My parents have given me money in the past, for Christmas or my birthday. It is fun to shop and decide what to buy with money just handed to you. What if you earned it? For years now, I have been wanting to make some money with my writing and have the satisfaction that I earned it. It seems more satisfying if you earn money from a job well done. I have a list of things I want to get-a new kitchen table, for one, to match the decor.
This also sounds like many celebrities, not withholding any pleasure from themselves-we can see that in the news. Does it last forever? Look at verse 11.
Verse 11-“Thus I considered all my activities which my hands had done and the labor which I had exerted, and behold all was vanity and striving after wind and there was no profit under the sun.”
I would take that to be a “no”. After getting all those things for himself-vanity and he had no profit. What a letdown! We expect more from our toys than that, don’t we? Shame on those toys!
Verses 12-17 are poetic in nature as he describes weighing fun with wisdom. In verse 12, he asks about the man who will come after him. He will probably not be satisfied with what the wise man did and will want to do it himself. You don’t want the hand-me-down, you want the new thing.
In verse 14, he compares the fool and the wise man with light and darkness. If you walk around in the dark, you can’t see what you are doing and you end up doing dumb things, like running into the wall or knocking over a lamp, when you could just turn on the light. At the end, however, they will meet the same fate-no matter what they do in this life.
In verse 15, he asks himself why he has been wise because what’s the point if he is just going to die. In verse 17, he hates life because his work was grievous and everything was vain. Have you ever felt that way?
In verses 18-21, he basically says that life is not fair and he was in despair. He mentions the man who will come after him-will he be wise or foolish? Will he take care of what the wise man acquired? The wise man will have no control over his things after he is dead and it is not fair to have to hand over your things that you worked for to someone else. Sometimes I wonder who lives in my grandparents’ house and if they take care of it? My grandparents worked hard to build the house and took care of it for 50 years. It is only fair for the next person to take just as good care of it. It seems like people don’t take as good of care of things handed down to them, as opposed to working for it themselves.
Verse 22-He repeats his question of the vanity of life.
Verse 23-“Because all his days his task is painful and grievous; even at night his mind does not rest. This too is vanity.”

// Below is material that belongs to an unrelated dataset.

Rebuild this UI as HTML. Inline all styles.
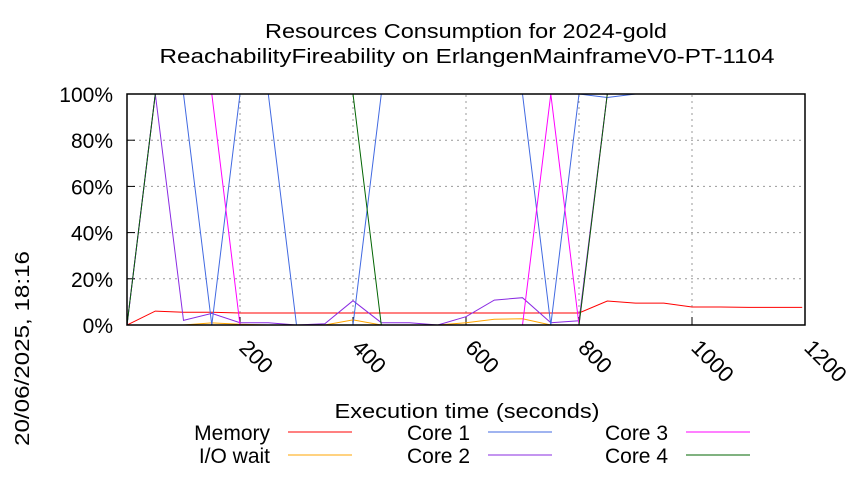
<!DOCTYPE html>
<html><head><meta charset="utf-8"><style>
html,body{margin:0;padding:0;background:#fff;}
svg text{font-family:"Liberation Sans",sans-serif;fill:#000;}
</style></head><body>
<svg id="chart" width="850" height="475" viewBox="0 0 850 475" xmlns="http://www.w3.org/2000/svg">
<text x="466" y="38" font-size="20" text-anchor="middle" textLength="402" lengthAdjust="spacingAndGlyphs">Resources Consumption for 2024-gold</text>
<text x="467" y="63" font-size="20" text-anchor="middle" textLength="615" lengthAdjust="spacingAndGlyphs">ReachabilityFireability on ErlangenMainframeV0-PT-1104</text>
<text transform="translate(29,446) rotate(-90)" font-size="20" textLength="195" lengthAdjust="spacingAndGlyphs">20/06/2025, 18:16</text>
<text x="467" y="418" font-size="20" text-anchor="middle" textLength="265" lengthAdjust="spacingAndGlyphs">Execution time (seconds)</text>
<g id="grid"></g>
<g id="series"></g>
<rect x="127" y="94" width="678" height="231" fill="none" stroke="#000" stroke-width="1.5"/>
<g id="legend"></g>
</svg>
<script>
const times = [0,50,100,150,200,250,300,350,400,450,500,550,600,650,700,750,800,850,900,950,1000,1050,1100,1150,1195];
const memory = [0,6,5.5,5.5,5.2,5.2,5.2,5.2,5.2,5.2,5.2,5.2,5.2,5.2,5.2,5.2,5.2,10.4,9.5,9.5,7.8,7.8,7.6,7.6,7.6];
const ioWait = [0,0,0,0.9,0.3,0,0,0,2.2,0,0,0,1,2.5,2.7,0,0,0,0,0,0,0,0,0,0];
const core1 = [0,100,100,0,100,100,0,0,0,100,100,100,100,100,100,0,100,98.5,100,100,100,100,100,100,100];
const core2 = [0,100,2,5,1,1,0,0.5,10.5,1,1,0,3.6,10.8,11.8,1,1.8,100,100,100,100,100,100,100,100];
const core3 = [0,100,100,100,0,0,0,0,0,0,0,0,0,0,0,100,0,100,100,100,100,100,100,100,100];
const core4 = [0,100,100,100,100,100,100,100,100,0,0,0,0,0,0,0,0,100,100,100,100,100,100,100,100];
const xTicks = [200,400,600,800,1000,1200];
const yTicks = [0,20,40,60,80,100];
const yTickLabels = ["0%","20%","40%","60%","80%","100%"];

const NS="http://www.w3.org/2000/svg";
const X0=127,X1=805,Y0=325,Y1=94;
const xs=t=>X0+(t/1200)*(X1-X0);
const ys=v=>Y0-(v/100)*(Y0-Y1);
function mk(tag,attrs,parent){const e=document.createElementNS(NS,tag);for(const k in attrs)e.setAttribute(k,attrs[k]);parent.appendChild(e);return e;}
const grid=document.getElementById('grid');
xTicks.forEach(t=>{
  const l=mk('line',{x1:xs(t),x2:xs(t),y1:Y0,y2:Y1,stroke:'#999','stroke-dasharray':'2,4'},grid);
  
  
  const tk=mk('line',{x1:xs(t),x2:xs(t),y1:Y0,y2:Y0-8,stroke:'#000'},grid);
  
  
  const tx=mk('text',{transform:`translate(${xs(t)-2},${Y0+24}) rotate(45)`,'font-size':'22'},grid);
  tx.textContent=t;
  
  
});
yTicks.forEach((v,i)=>{
  const l=mk('line',{x1:X0,x2:X1,y1:ys(v),y2:ys(v),stroke:'#999','stroke-dasharray':'2,4'},grid);
  
  
  const tk=mk('line',{x1:X0,x2:X0+8,y1:ys(v),y2:ys(v),stroke:'#000'},grid);
  
  
  const tx=mk('text',{x:X0-14,y:ys(v)+8,'font-size':'21','text-anchor':'end'},grid);
  tx.textContent=yTickLabels[i];
  
  
});
const series=[
  {name:'Memory',data:memory,color:'#ff0000',lx:270,ly:432,key:'memory'},
  {name:'I/O wait',data:ioWait,color:'#ffa500',lx:270,ly:455,key:'io-wait'},
  {name:'Core 1',data:core1,color:'#4169e1',lx:470,ly:432,key:'core-1'},
  {name:'Core 2',data:core2,color:'#8a2be2',lx:470,ly:455,key:'core-2'},
  {name:'Core 3',data:core3,color:'#ff00ff',lx:668,ly:432,key:'core-3'},
  {name:'Core 4',data:core4,color:'#006400',lx:668,ly:455,key:'core-4'}
];
const sg=document.getElementById('series'),lg=document.getElementById('legend');
[series[1],series[0],series[3],series[2],series[4],series[5]].forEach(s=>{
  const pts=s.data.map((v,i)=>xs(times[i]).toFixed(1)+','+ys(v).toFixed(1)).join(' ');
  const p=mk('polyline',{points:pts,fill:'none',stroke:s.color,'stroke-width':'1'},sg);
  
  
});
series.forEach(s=>{
  const t=mk('text',{x:s.lx,y:s.ly+8,'font-size':'21','text-anchor':'end'},lg);
  t.textContent=s.name;
  
  
  const l=mk('line',{x1:s.lx+18,x2:s.lx+82,y1:s.ly,y2:s.ly,stroke:s.color,'stroke-width':'1'},lg);
  
  
});
</script>
</body></html>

Have you ever lain awake, thinking about some project?
Verses 24-26-the wise man says that we should live our life and appreciate what we have because everything we have is a gift from God. He says if you don’t have God in your life, you can’t be happy. Think of all the celebrities who had it all and ended up committing suicide because their life was empty without God. So true. What is it worth without Him?